Royal Caribbean’s New Website Rollout Hasn’t Gone Well

March 13, 2018.

Commentary, and admittedly a rant

Last week Royal Caribbean International rolled out their new website and to be polite, it’s been a less than stellar debut.

Various experiences have occurred, ranging from previous user login IDs and passwords being denied but not redirecting to set up a new (required) ID and password, to a message to ‘try again later’, to some lucky users being redirected to setup the new user ID and password.

After doing the usual things like clearing my browser cookies and trying different web browsers, but still being told to try later, I finally clicked on the ‘forget your password?’ link and it kicked me into the ‘create new login’ screens.  Only then could I experience the pain of the new website’s myriad problems.

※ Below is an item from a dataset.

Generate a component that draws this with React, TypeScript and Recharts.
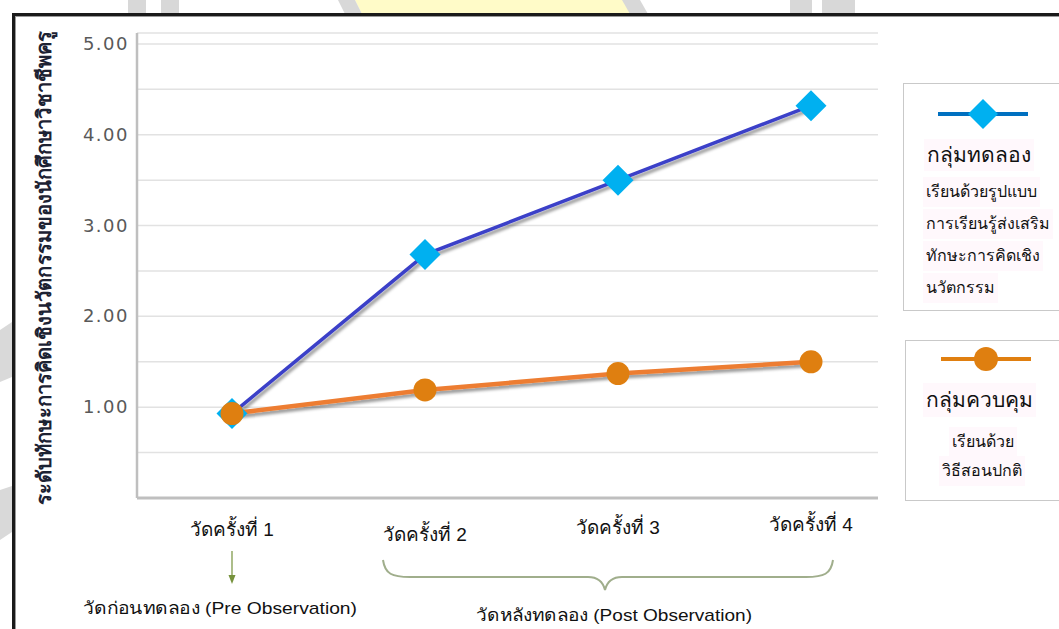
import React from 'react';
import { LineChart, Line, XAxis, YAxis, CartesianGrid } from 'recharts';

const categories = ['วัดครั้งที่ 1', 'วัดครั้งที่ 2', 'วัดครั้งที่ 3', 'วัดครั้งที่ 4'];
const experimental = [0.93, 2.68, 3.5, 4.32];
const control = [0.93, 1.19, 1.37, 1.5];
const yTicks = [0, 0.5, 1, 1.5, 2, 2.5, 3, 3.5, 4, 4.5, 5];

const seriesNames = ['กลุ่มทดลอง', 'กลุ่มควบคุม'];
const expDesc = ['เรียนด้วยรูปแบบ', 'การเรียนรู้ส่งเสริม', 'ทักษะการคิดเชิง', 'นวัตกรรม'];
const ctrlDesc = ['เรียนด้วย', 'วิธีสอนปกติ'];
const yTitle = 'ระดับทักษะการคิดเชิงนวัตกรรมของนักศึกษาวิชาชีพครู';
const preLabel = 'วัดก่อนทดลอง (Pre Observation)';
const postLabel = 'วัดหลังทดลอง (Post Observation)';

const data = categories.map((c, i) => ({ name: c, exp: experimental[i], ctrl: control[i] }));

const THAI = '"Liberation Sans Narrow", "Liberation Sans", "Noto Sans", sans-serif';
const TICK_DY = [0, 5, -2, -5];

const renderDiamond = (props: any) => {
  const { cx, cy, index } = props;
  const r = 15.5;
  return (
    <path
      key={`d-${index}`}
      d={`M${cx},${cy - r} L${cx + r},${cy} L${cx},${cy + r} L${cx - r},${cy} Z`}
      fill="#00B0F0"
    />
  );
};

const renderCircle = (props: any) => {
  const { cx, cy, index } = props;
  return <circle key={`c-${index}`} cx={cx} cy={cy} r={11.5} fill="#DF7F10" />;
};

const XTick = (props: any) => {
  const { x, y, payload, index } = props;
  return (
    <text
      x={x}
      y={y + 30 + (TICK_DY[index] || 0)}
      textAnchor="middle"
      fontFamily={THAI}
      fontSize={19}
      fill="#111"
    >
      {payload.value}
    </text>
  );
};

const YTick = (props: any) => {
  const { x, y, payload } = props;
  const v = payload.value;
  if (v === 0 || v % 1 !== 0) return null;
  return (
    <text
      x={x}
      y={y + 6}
      textAnchor="end"
      fontFamily='"DejaVu Sans", sans-serif'
      fontSize={18}
      letterSpacing={1.5}
      fill="#595959"
    >
      {v.toFixed(2)}
    </text>
  );
};

const descStyle = (left: number, top: number): React.CSSProperties => ({
  position: 'absolute',
  left,
  top,
  fontFamily: THAI,
  fontSize: 16,
  color: '#111',
  background: '#FFF8FC',
  lineHeight: '30px',
  padding: '0 3px',
  whiteSpace: 'nowrap',
});

export default function App() {
  return (
    <div style={{ position: 'absolute', left: 0, top: 0, width: 1059, height: 629, background: '#fff', overflow: 'hidden' }}>
      <svg style={{ position: 'absolute', width: 0, height: 0 }}>
        <defs>
          <filter id="lineShadow" x="-10%" y="-10%" width="130%" height="130%">
            <feDropShadow dx="2" dy="3" stdDeviation="1.5" floodColor="#000" floodOpacity="0.4" />
          </filter>
        </defs>
      </svg>
      {/* watermark fragments outside frame */}
      <svg style={{ position: 'absolute', left: 0, top: 0 }} width={1059} height={629}>
        <path d="M355,0 L637,0 L630,14 L362,14 Z" fill="#FFFBC8" />
        <path d="M338,0 L355,0 L362,14 L345,14 Z" fill="#D8D8D8" />
        <path d="M622,0 L640,0 L648,14 L630,14 Z" fill="#D8D8D8" />
        <rect x={128} y={0} width={18} height={14} fill="#D8D8D8" />
        <rect x={161} y={0} width={18} height={14} fill="#D8D8D8" />
        <rect x={790} y={0} width={22} height={14} fill="#D8D8D8" />
        <rect x={822} y={0} width={33} height={14} fill="#D8D8D8" />
        <path d="M0,330 L12,322 L12,377 L0,382 Z" fill="#D9D9D9" />
        <path d="M0,490 L12,486 L12,532 L0,540 Z" fill="#D9D9D9" />
      </svg>
      {/* frame */}
      <div
        style={{
          position: 'absolute',
          left: 12,
          top: 13,
          width: 1100,
          height: 700,
          borderTop: '3px solid #1a1a1a',
          borderLeft: '3px solid #1a1a1a',
          background: '#fff',
          boxShadow: 'inset 1px 1px 0 #9a9a9a',
        }}
      />
      <div style={{ position: 'absolute', left: 0, top: 0 }}>
        <LineChart width={1059} height={629} data={data} margin={{ top: 33, right: 181, bottom: 101, left: 57 }}>
          <CartesianGrid horizontal vertical={false} stroke="#E2E2E2" strokeWidth={1.5} />
          <XAxis
            dataKey="name"
            padding={{ left: 95, right: 67 }}
            axisLine={{ stroke: '#BFBFBF', strokeWidth: 3 }}
            tickLine={false}
            tick={<XTick />}
            height={30}
            interval={0}
          />
          <YAxis
            type="number"
            domain={[0, 5.12]}
            ticks={yTicks}
            width={80}
            axisLine={{ stroke: '#BFBFBF', strokeWidth: 2.5 }}
            tickLine={false}
            tick={<YTick />}
            interval={0}
          />
          <Line
            dataKey="exp"
            stroke="#3B3FC8"
            strokeWidth={3.5}
            isAnimationActive={false}
            dot={renderDiamond}
            activeDot={false}
            filter="url(#lineShadow)"
          />
          <Line
            dataKey="ctrl"
            stroke="#ED7D31"
            strokeWidth={4.5}
            isAnimationActive={false}
            dot={renderCircle}
            activeDot={false}
            filter="url(#lineShadow)"
          />
        </LineChart>
      </div>
      {/* annotations */}
      <svg style={{ position: 'absolute', left: 0, top: 0, pointerEvents: 'none' }} width={1059} height={629}>
        <text
          transform="translate(51,268) rotate(-90)"
          textAnchor="middle"
          fontFamily={THAI}
          fontWeight="bold"
          fontSize={20}
          fill="#1d2233"
          textLength={474}
          lengthAdjust="spacingAndGlyphs"
        >
          {yTitle}
        </text>
        <line x1={232} y1={551} x2={232} y2={576} stroke="#76923C" strokeWidth={1.2} />
        <path d="M228.5,575 L235.5,575 L232,584 Z" fill="#76923C" />
        <path
          d="M383,560 C385,574 392,577 410,577 L588,577 C598,577 603,582 605,590 C607,582 612,577 622,577 L806,577 C824,577 831,574 833,560"
          fill="none"
          stroke="#A0AE8C"
          strokeWidth={2}
        />
        <text x={220} y={614} textAnchor="middle" fontFamily={THAI} fontSize={17} fill="#111" textLength={274} lengthAdjust="spacingAndGlyphs">
          {preLabel}
        </text>
        <text x={614} y={621} textAnchor="middle" fontFamily={THAI} fontSize={17} fill="#111" textLength={276} lengthAdjust="spacingAndGlyphs">
          {postLabel}
        </text>
      </svg>
      {/* legend boxes */}
      <div style={{ position: 'absolute', left: 903, top: 83, width: 170, height: 228, border: '1px solid #C9C9C9', background: '#fff', boxSizing: 'border-box' }}>
        <svg style={{ position: 'absolute', left: 0, top: 0 }} width={170} height={60}>
          <line x1={34} y1={30} x2={124} y2={30} stroke="#0070C0" strokeWidth={4} />
          <path d="M79,15 L94,30 L79,45 L64,30 Z" fill="#00B0F0" />
        </svg>
        <div style={{ position: 'absolute', left: 20, top: 55, fontFamily: THAI, fontSize: 21, color: '#111', background: '#FFF8FC', lineHeight: '32px', padding: '0 3px', whiteSpace: 'nowrap' }}>
          {seriesNames[0]}
        </div>
        {expDesc.map((t, i) => (
          <div key={t} style={descStyle(19, 93 + i * 32)}>
            {t}
          </div>
        ))}
      </div>
      <div style={{ position: 'absolute', left: 905, top: 340, width: 170, height: 161, border: '1px solid #C9C9C9', background: '#fff', boxSizing: 'border-box' }}>
        <svg style={{ position: 'absolute', left: 0, top: 0 }} width={170} height={40}>
          <line x1={35} y1={18} x2={125} y2={18} stroke="#E07F10" strokeWidth={4} />
          <circle cx={80} cy={18} r={12} fill="#DF7F10" />
        </svg>
        <div style={{ position: 'absolute', left: 17, top: 42, fontFamily: THAI, fontSize: 21, color: '#111', background: '#FFF8FC', lineHeight: '34px', padding: '0 3px', whiteSpace: 'nowrap' }}>
          {seriesNames[1]}
        </div>
        <div style={descStyle(43, 86)}>{ctrlDesc[0]}</div>
        <div style={descStyle(33, 115)}>{ctrlDesc[1]}</div>
      </div>
    </div>
  );
}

The new layout is stark, with very little information.  I am one of the fortunate ones in that my currently booked cruises are still listed, my Crown & Anchor (C&A) points are correct, and my cruise history is mostly intact with only my first two Royal Caribbean cruises missing from the list.  Many people have not been as fortunate, with several saying they are listed as “Pre-Gold” C&A members.  (There is no such thing as a Pre-Gold member level.)  Some report that their bookings are missing, and some of those with upcoming cruises are not able to print their boarding passes.  There is no link to access the C&A webpage, so nobody can update their onboard preferences or loyalty gift selections.  You currently have to call them to do those things.   The link for the Cruise Planner -where you order excursions, drink and dining packages and so forth – requires you to re-enter your booking number, ship, and sailing date even though the Cruise Planner link is part of the existing booking information on your personal dashboard in the wondrous new website.  Or again, you need to call Royal Caribbean.

Royal Caribbean’s social media and call center teams have been overwhelmed with requests for assistance, many of them from customers who are not especially gracious with their language.  I truly feel sorry for these employees and they’ve been doing a remarkable job in trying to handle the onslaught of complaints while taking needless abuse.  No doubt they have the following statement set up as a timesaving message template for their Facebook and Twitter feeds: “We are sorry.  The new website has many issues our IT Team is working hard to address.  Please send me a private message with your booking number and contact info and I’ll see what I can do.”

This was not a finished product.  It’s not up to beta testing viability.  Some could argue that it is barely above alpha testing level.  Billion dollar companies aren’t supposed to do things like this, but then Royal has a dubious history with IT-related activities, and in particular their website reliability and usability.

Royal Caribbean executives have been noticeably mute during this debacle, with nary a peep from them to at least admit they hosed this up quite thoroughly.   I find that unacceptable.  To spring this new website on the public, with all the problems, is also unacceptable.

As for me, my next Royal Caribbean cruise is in July.  I’m not touching this booking for at least another month lest some errant software coding cancel the cruise when I try to do online check-in.  Hopefully they will get this ironed out and suitable for use.

Oh, and part of this internet upgrade effort involves combining the website access processes for Royal, Celebrity, and Azamara into one.  So grab your popcorn.  I’m sure that will be something to behold.